His personal life is a mess, too. Out of money and living in a Trenton trailer park (remember, “Trenton makes, the world takes”) he works odd hours in a convenience store deli; the film makes mincemeat of that kind of a job, making us all hope we don’t wind up in the proletariat. He wants his daughter to assume “filial responsibility” to care for him, and she refuses. He want a bar queen to do a lap dance and date him, and he gets tossed out. He has his problems. He finally has to go back to being "the wrestler" (against "The Ayatollah"), and risk his heart failure. We wonder what the last moments of life will be like, if they just turn to nothing.

I kept wondering what Clint Eastwood would have done with this story (after “Million Dollar Baby”), but Eastwood had two big films of his own this year. I even recalled “Raging Bull” from the 80s, and even "Cinderella Man" from a couple years ago. Okay, I can mix up wrestling and boxing if I want. But this movie shows slapstick wrestling, not the kind they do in high school and college varsity.
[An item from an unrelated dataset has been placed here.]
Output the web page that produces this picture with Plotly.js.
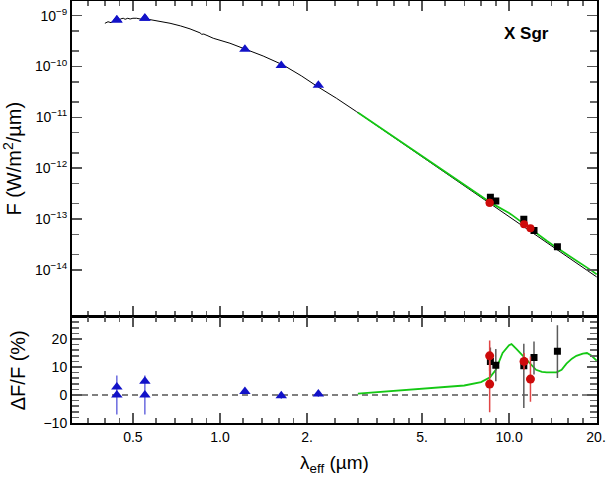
<!DOCTYPE html>
<html>
<head>
<meta charset="utf-8">
<script src="https://cdn.plot.ly/plotly-3.0.1.min.js"></script>
<style>html,body{margin:0;padding:0;background:#fff;}#plot{width:606px;height:479px;}</style>
</head>
<body>
<div id="plot"></div>
<script>
// ---------- data ----------
// black model spectrum (top panel)
const specWl = [0.400, 0.410, 0.420, 0.434, 0.445, 0.455, 0.463, 0.470, 0.480, 0.489, 0.500, 0.515, 0.530, 0.545, 0.558, 0.588, 0.630, 0.672, 0.730, 0.788, 0.853, 0.865, 0.880, 0.948, 1.083, 1.220, 1.411, 1.655, 1.916, 2.160, 2.530, 2.970, 3.5, 4.0, 5.0, 6.0, 7.0, 8.0, 9.0, 10.0, 11.0, 12.0, 14.0, 16.0, 18.0, 20.1];
const specF  = [7.08e-10, 7.6e-10, 7.3e-10, 8.2e-10, 8.0e-10, 8.7e-10, 8.9e-10, 8.5e-10, 8.9e-10, 8.6e-10, 8.9e-10, 8.9e-10, 8.6e-10, 8.8e-10, 8.6e-10, 8.2e-10, 7.7e-10, 7.1e-10, 6.3e-10, 5.5e-10, 4.6e-10, 4.3e-10, 4.35e-10, 3.6e-10, 2.87e-10, 2.2e-10, 1.61e-10, 1.07e-10, 6.5e-11, 4.13e-11, 2.37e-11, 1.29e-11, 6.78e-12, 4.02e-12, 1.68e-12, 8.22e-13, 4.49e-13, 2.66e-13, 1.68e-13, 1.113e-13, 7.67e-14, 5.45e-14, 2.98e-14, 1.77e-14, 1.11e-14, 7.23e-15];

// green model (top panel flux) and its residual (bottom panel, %)
const modelWl = [3.0, 3.5, 4.0, 5.0, 6.0, 7.0, 8.0, 8.6, 9.0, 9.5, 10.0, 10.2, 10.6, 11.2, 12.0, 12.4, 13.0, 13.5, 14.6, 15.2, 15.8, 16.5, 17.1, 18.0, 18.6, 19.3, 20.1];
const modelF  = [1.246e-11, 6.85e-12, 4.08e-12, 1.715e-12, 8.44e-13, 4.64e-13, 2.78e-13, 2.13e-13, 1.83e-13, 1.563e-13, 1.311e-13, 1.217e-13, 1.032e-13, 8.13e-14, 6.02e-14, 5.22e-14, 4.31e-14, 3.72e-14, 2.73e-14, 2.35e-14, 2.07e-14, 1.773e-14, 1.555e-14, 1.274e-14, 1.122e-14, 9.63e-15, 8.12e-15];
const modelRes = [0.5, 1.0, 1.5, 2.1, 2.7, 3.4, 4.6, 6.3, 9.0, 15.0, 17.8, 18.2, 16.5, 13.8, 10.5, 9.0, 8.3, 8.1, 8.1, 9.0, 11.2, 13.0, 14.0, 14.8, 15.0, 14.0, 12.3];

// photometry (blue triangles)
const photWl  = [0.44, 0.44, 0.55, 0.55, 1.22, 1.63, 2.19];
const photF   = [8.2e-10, 8.2e-10, 8.9e-10, 8.9e-10, 2.18e-10, 1.05e-10, 4.26e-11];
const photRes = [2.9, 0.0, 4.9, 0.0, 1.3, -0.3, 0.4];
const photErr = [0, 7.0, 0, 7.0, 1.0, 1.0, 1.0];

// black squares
const sqWl  = [8.62, 9.0, 11.25, 12.2, 14.7];
const sqF   = [2.67e-13, 2.26e-13, 9.9e-14, 5.9e-14, 2.85e-14];
const sqRes = [12.0, 10.6, 10.5, 13.4, 15.6];
const sqErrPlus  = [5.0, 5.8, 7.8, 5.7, 9.3];
const sqErrMinus = [5.0, 5.7, 15.1, 6.1, 9.5];

// red circles
const rcWl  = [8.57, 8.57, 11.27, 11.86];
const rcF   = [2.09e-13, 2.09e-13, 7.9e-14, 6.6e-14];
const rcRes = [14.0, 3.9, 12.0, 5.7];
const rcErr = [5.5, 10.1, 3.0, 8.1];

// ticks
const xMajor = [0.5, 1, 2, 5, 10, 20];
const xMajorText = ['0.5', '1.0', '2.', '5.', '10.0', '20.'];
const xMinor = [0.35, 0.4, 0.45, 0.6, 0.7, 0.8, 0.9, 1.2, 1.4, 1.6, 1.8, 2.5, 3, 3.5, 4, 4.5, 6, 7, 8, 9, 12, 14, 16, 18];
const yMajor = [1e-9, 1e-10, 1e-11, 1e-12, 1e-13, 1e-14];
const yMajorText = ['10<sup>−9</sup>', '10<sup>−10</sup>', '10<sup>−11</sup>', '10<sup>−12</sup>', '10<sup>−13</sup>', '10<sup>−14</sup>'];
const yMinor = [2e-14, 5e-14, 2e-13, 5e-13, 2e-12, 5e-12, 2e-11, 5e-11, 2e-10, 5e-10];

// ---------- styles ----------
const FONT = 'Liberation Sans, Arial, Helvetica, sans-serif';
const blue = 'rgb(18,18,200)';
const red = 'rgb(205,10,10)';
const green = 'rgb(20,200,20)';

const traces = [
  {x: specWl, y: specF, xaxis: 'x', yaxis: 'y', mode: 'lines', line: {color: 'black', width: 1}, hoverinfo: 'skip'},
  {x: modelWl, y: modelF, xaxis: 'x', yaxis: 'y', mode: 'lines', line: {color: green, width: 1.8}, hoverinfo: 'skip'},
  {x: sqWl, y: sqF, xaxis: 'x', yaxis: 'y', mode: 'markers', marker: {symbol: 'square', size: 7, color: 'black'}},
  {x: rcWl, y: rcF, xaxis: 'x', yaxis: 'y', mode: 'markers', marker: {symbol: 'circle', size: 8, color: red}},
  {x: photWl, y: photF, xaxis: 'x', yaxis: 'y', mode: 'markers', marker: {symbol: 'triangle-up', size: 10, color: blue}},

  {x: modelWl, y: modelRes, xaxis: 'x2', yaxis: 'y2', mode: 'lines', line: {color: green, width: 1.8}},
  {x: sqWl, y: sqRes, xaxis: 'x2', yaxis: 'y2', mode: 'markers', marker: {symbol: 'square', size: 7, color: 'black'},
   error_y: {type: 'data', symmetric: false, array: sqErrPlus, arrayminus: sqErrMinus, color: 'rgb(90,90,90)', thickness: 1.5, width: 0}},
  {x: rcWl, y: rcRes, xaxis: 'x2', yaxis: 'y2', mode: 'markers', marker: {symbol: 'circle', size: 9, color: red},
   error_y: {type: 'data', array: rcErr, color: 'rgb(225,70,70)', thickness: 1.5, width: 0}},
  {x: photWl, y: photRes, xaxis: 'x2', yaxis: 'y2', mode: 'markers', marker: {symbol: 'triangle-up', size: 10, color: blue},
   error_y: {type: 'data', array: photErr, color: 'rgb(70,70,215)', thickness: 1.2, width: 0}}
];

const xr = [Math.log10(0.3078), Math.log10(20.15)];
const split = 0.2524;
const split2 = split - 1 / 422;

function xAxis(anchor, labels) {
  return {
    type: 'log', range: xr, anchor: anchor, domain: [0, 1],
    tickmode: 'array', tickvals: xMajor, ticktext: xMajorText, showticklabels: labels,
    ticks: 'inside', ticklen: 10, tickwidth: 1.5, tickcolor: '#555',
    minor: {tickmode: 'array', tickvals: xMinor, ticks: 'inside', ticklen: 5, tickwidth: 1.5, tickcolor: '#666', showgrid: false},
    mirror: 'ticks', showline: true, linecolor: 'black', linewidth: 2,
    showgrid: false, zeroline: false,
    tickfont: {family: FONT, size: 14, color: 'black'}
  };
}

const layout = {
  width: 606, height: 479,
  margin: {l: 72, r: 9, t: 1, b: 56},
  paper_bgcolor: 'white', plot_bgcolor: 'white',
  showlegend: false,
  font: {family: FONT, color: 'black'},
  xaxis: xAxis('y', false),
  xaxis2: Object.assign(xAxis('y2', true), {
    matches: 'x',
    title: {text: 'λ<sub>eff</sub> (µm)', font: {family: FONT, size: 19, color: 'black'}, standoff: 12}
  }),
  yaxis: {
    type: 'log', domain: [split, 1], range: [-14.919, -8.711], anchor: 'x',
    tickmode: 'array', tickvals: yMajor, ticktext: yMajorText,
    ticks: 'inside', ticklen: 10, tickwidth: 1.5, tickcolor: '#555',
    minor: {tickmode: 'array', tickvals: yMinor, ticks: 'inside', ticklen: 7, tickwidth: 1.5, tickcolor: '#666', showgrid: false},
    mirror: 'ticks', showline: true, linecolor: 'black', linewidth: 2,
    showgrid: false, zeroline: false,
    tickfont: {family: FONT, size: 14, color: 'black'},
    title: {text: 'F (W/m<sup>2</sup>/µm)', font: {family: FONT, size: 20, color: 'black'}, standoff: 8}
  },
  yaxis2: {
    domain: [0, split2], range: [-10, 27.7], anchor: 'x2',
    tickmode: 'linear', tick0: 0, dtick: 10,
    ticks: 'inside', ticklen: 10, tickwidth: 1.5, tickcolor: '#555',
    minor: {tick0: 0, dtick: 2, ticks: 'inside', ticklen: 7, tickwidth: 1.5, tickcolor: '#666', showgrid: false},
    mirror: 'ticks', showline: true, linecolor: 'black', linewidth: 2,
    showgrid: false, zeroline: false,
    tickfont: {family: FONT, size: 14, color: 'black'},
    title: {text: 'ΔF/F (%)', font: {family: FONT, size: 20, color: 'black'}, standoff: 12}
  },
  shapes: [
    {type: 'line', xref: 'x2 domain', x0: 0, x1: 1, yref: 'y2', y0: 0, y1: 0, line: {color: 'black', width: 1.2, dash: '6px,4px'}, layer: 'below'}
  ],
  annotations: [
    {text: '<b>X Sgr</b>', xref: 'paper', yref: 'paper', x: 0.8656, y: 0.924, xanchor: 'center', yanchor: 'middle',
     showarrow: false, font: {family: FONT, size: 17, color: 'black'}}
  ]
};

Plotly.newPlot('plot', traces, layout, {staticPlot: true, displayModeBar: false});
</script>
</body>
</html>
As technical filmmaking, the film is masterful. I just don’t personally relate too much to the sort of characters that populate this world.

A great line from Randy is "I'm a broken down piece of meat, and I'm alone, and I deserve to be alone." That line seems to summarize Rourke's resurgence. Bruce Springsteen (a favorite of conservative George Gilder in the 80s) has a song.

The AMC Shirlington theater in Arlington VA, in a large auditorium, was about 20% full for the Sunday night 7:25 PM performance. This is the first weekend of widespread release after a platform opening.

There was an unrelated indie film called “The Wrestler” about “professional wrestling” back in 1974.

There is a news item today on imdb about a professional wrestler in the film being found dead, here which is some odd karma.